New Year Productivity Looks Different For Everyone

spoonie-productivity

My spoonie friends (and anyone else who may resonate with this message),

It's the start of a new year and we all know what that means: a tidal wave of posts, articles, ads, and images about being the most productive you possible, setting goals and resolutions, supercharging your motivation, jumping straight back into jam-packed daily routines, and messaging about how being the best version of you means waking up at 6AM, hitting the gym, meal-prepping for the week, and starting your work day two hours before everyone else in order to give you that edge.

January is yet another month where the overall message is GO GO GO!

But what happens when your body just won't let you rev up like that? When you're debilitated by a chronic disease that keeps you moving slower than slow? When incessant symptoms make working a regular job impossible? When illness makes day-to-day life so unpredictable that you've learned not to make plans and goals because they inevitably go sideways and you're left with that familiar feeling of crushing disappointment?

I'm about to enter my seventh year (so crazy) of being a full-time, stay-at-home chronic illness patient following what I call my Big (Health) Crash at the start of 2014 and I still feel some of that pressure to hustle and subscribe to this mass productivity mindset.

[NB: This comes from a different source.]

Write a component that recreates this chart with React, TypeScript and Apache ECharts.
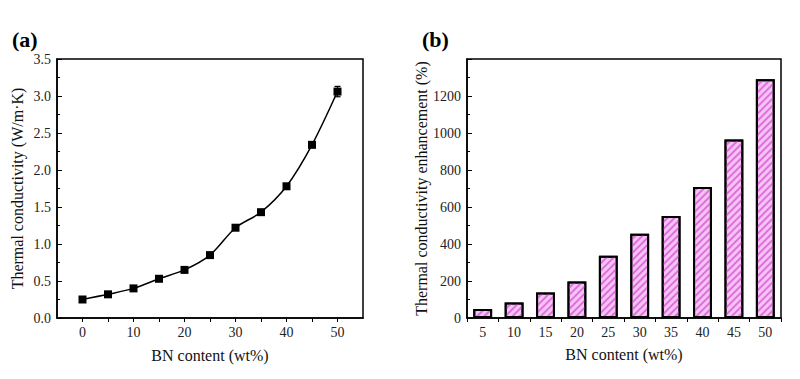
import React, { useEffect, useRef } from "react";
import * as echarts from "echarts";

const bnContent = [0, 5, 10, 15, 20, 25, 30, 35, 40, 45, 50];
const conductivity = [0.25, 0.32, 0.4, 0.53, 0.65, 0.85, 1.22, 1.43, 1.78, 2.34, 3.06];
const conductivityErr = [0.03, 0.02, 0.03, 0.02, 0.02, 0.03, 0.03, 0.02, 0.03, 0.03, 0.07];
const barCategories = ["5", "10", "15", "20", "25", "30", "35", "40", "45", "50"];
const enhancement = [48, 84, 138, 197, 337, 455, 552, 708, 965, 1290];
const xTickValues = [0, 5, 10, 15, 20, 25, 30, 35, 40, 45, 50];
const xLabelValues = [0, 10, 20, 30, 40, 50];

const FONT = "Liberation Serif";

export default function App() {
  const ref = useRef<HTMLDivElement>(null);
  useEffect(() => {
    if (!ref.current) return;
    const chart = echarts.init(ref.current, null, { renderer: "svg" });
    const axisLine = { show: true, onZero: false, lineStyle: { color: "#000", width: 1.5 } };
    const label = { color: "#222", fontFamily: FONT, fontSize: 14 };
    const nameStyle = { color: "#111", fontFamily: FONT, fontSize: 16 };
    chart.setOption({
      animation: false,
      backgroundColor: "#fff",
      textStyle: { fontFamily: FONT },
      title: [
        { text: "(a)", left: 7, top: 23, textStyle: { fontFamily: FONT, fontSize: 22, fontWeight: "bold", color: "#000" } },
        { text: "(b)", left: 417, top: 23, textStyle: { fontFamily: FONT, fontSize: 22, fontWeight: "bold", color: "#000" } },
      ],
      grid: [
        { left: 57, right: 437, top: 59, bottom: 61, show: true, borderColor: "#000", borderWidth: 1.5, backgroundColor: "transparent" },
        { left: 467, right: 19, top: 59, bottom: 61, show: true, borderColor: "#000", borderWidth: 1.5, backgroundColor: "transparent" },
      ],
      xAxis: [
        {
          type: "value",
          gridIndex: 0,
          min: -5,
          max: 55,
          axisLine,
          axisTick: { show: true, inside: false, length: 4, customValues: xTickValues, lineStyle: { color: "#000", width: 1 } },
          axisLabel: { ...label, margin: 7, customValues: xLabelValues },
          splitLine: { show: false },
          name: "BN content (wt%)",
          nameLocation: "middle",
          nameGap: 29,
          nameTextStyle: nameStyle,
        },
        {
          type: "category",
          gridIndex: 1,
          data: barCategories,
          boundaryGap: true,
          axisLine,
          axisTick: { show: true, inside: false, length: 4, alignWithLabel: false, lineStyle: { color: "#000", width: 1 } },
          axisLabel: { ...label, margin: 7 },
          name: "BN content (wt%)",
          nameLocation: "middle",
          nameGap: 28,
          nameTextStyle: nameStyle,
        },
      ],
      yAxis: [
        {
          type: "value",
          gridIndex: 0,
          min: 0,
          max: 3.5,
          interval: 0.5,
          axisLine,
          axisTick: { show: true, inside: true, length: 5, lineStyle: { color: "#000", width: 1 } },
          minorTick: { show: true, splitNumber: 2, length: 3, lineStyle: { color: "#000", width: 1 } },
          axisLabel: { ...label, margin: 6, formatter: (v: number) => v.toFixed(1) },
          splitLine: { show: false },
          name: "Thermal conductivity (W/m·K)",
          nameLocation: "middle",
          nameGap: 32,
          nameTextStyle: nameStyle,
        },
        {
          type: "value",
          gridIndex: 1,
          min: 0,
          max: 1400,
          interval: 200,
          axisLine,
          axisTick: { show: true, inside: true, length: 5, lineStyle: { color: "#000", width: 1 } },
          minorTick: { show: true, splitNumber: 2, length: 3, lineStyle: { color: "#000", width: 1 } },
          axisLabel: { ...label, margin: 6, formatter: (v: number) => (v >= 1400 ? "" : String(v)) },
          splitLine: { show: false },
          name: "Thermal conductivity enhancement (%)",
          nameLocation: "middle",
          nameGap: 36,
          nameTextStyle: nameStyle,
        },
      ],
      series: [
        {
          type: "line",
          xAxisIndex: 0,
          yAxisIndex: 0,
          data: bnContent.map((x, i) => [x, conductivity[i]]),
          smooth: 0.3,
          symbol: "rect",
          symbolSize: 8,
          lineStyle: { color: "#000", width: 1.5 },
          itemStyle: { color: "#000" },
          z: 3,
        },
        {
          type: "custom",
          xAxisIndex: 0,
          yAxisIndex: 0,
          data: bnContent.map((x, i) => [x, conductivity[i] - conductivityErr[i], conductivity[i] + conductivityErr[i]]),
          renderItem: (params: any, api: any) => {
            const x = api.value(0);
            const lo = api.coord([x, api.value(1)]);
            const hi = api.coord([x, api.value(2)]);
            const w = 3;
            const style = { stroke: "#000", lineWidth: 1.2 };
            return {
              type: "group",
              children: [
                { type: "line", shape: { x1: lo[0], y1: lo[1], x2: hi[0], y2: hi[1] }, style },
                { type: "line", shape: { x1: lo[0] - w, y1: lo[1], x2: lo[0] + w, y2: lo[1] }, style },
                { type: "line", shape: { x1: hi[0] - w, y1: hi[1], x2: hi[0] + w, y2: hi[1] }, style },
              ],
            };
          },
          z: 2,
        },
        {
          type: "bar",
          xAxisIndex: 1,
          yAxisIndex: 1,
          data: enhancement,
          barWidth: "60%",
          itemStyle: {
            color: "#f6c4f4",
            borderColor: "#000",
            borderWidth: 2,
            decal: {
              symbol: "rect",
              symbolSize: 1,
              dashArrayX: [1, 0],
              dashArrayY: [1.5, 2.5],
              rotation: -Math.PI / 4,
              color: "#e070dd",
            },
          },
        },
      ],
    });
    return () => chart.dispose();
  }, []);
  return <div ref={ref} style={{ position: "absolute", left: 0, top: 0, width: 800, height: 379 }} />;
}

But today, I want to remind you just as much as I want to remind myself that productivity can (and will) look different for different people.

Following the holiday season, which is extremely taxing on the systems of spoonies and often results in a flare-up in symptoms, exacerbated pain, and the triggering of crashes and post-exertional malaise, the end of the holiday season and consequently the start of the new year is going to look vastly different. That is okay, my friends. It is okay for your new year to look different, for your definition of productivity to look different.

It's going to look like finally slowing down. Sleeping in. Resting lots. Deep breathing to calm the over-stimulated nervous system. Investing in self-care (whatever that means for you). Going into aggressive rest therapy. Directing focus towards pain and other symptom management. Just doing what is necessary to pour back into your well-being.

Why is this okay? Because anything that sets us back health-wise is actually counterproductive. But doing things that support our healing process (including doing nothing but resting) is we how can redefine productivity so that it makes sense for us.

This morning, I felt that pressure to get out of bed and get down to business but instead, I stayed in bed. I tuned in to my body. I felt the fatigue and sensed the pain and knew that the right thing to do for my well-being was to give myself that permission to rest. To go slow. To return to practices that support my healing like morning meditation, breathing, and writing.

Instead of setting goals like "I'm going to work out five times a week", I reflected on how I'd like to feel this year and what I can do to support that. Instead of adhering to goals with deadlines, I thought of intentions for myself that could help me live this life of chronic illness with some sense of peace, gratitude, and contentment while I continue to try to heal myself.

I'm not saying you should give up, stop trying, and do nothing for the rest of your life, because I'm sure as hell not. But I am saying that now is the time to listen to the whispers of your body and let that be your guiding light rather than the external noise of this world.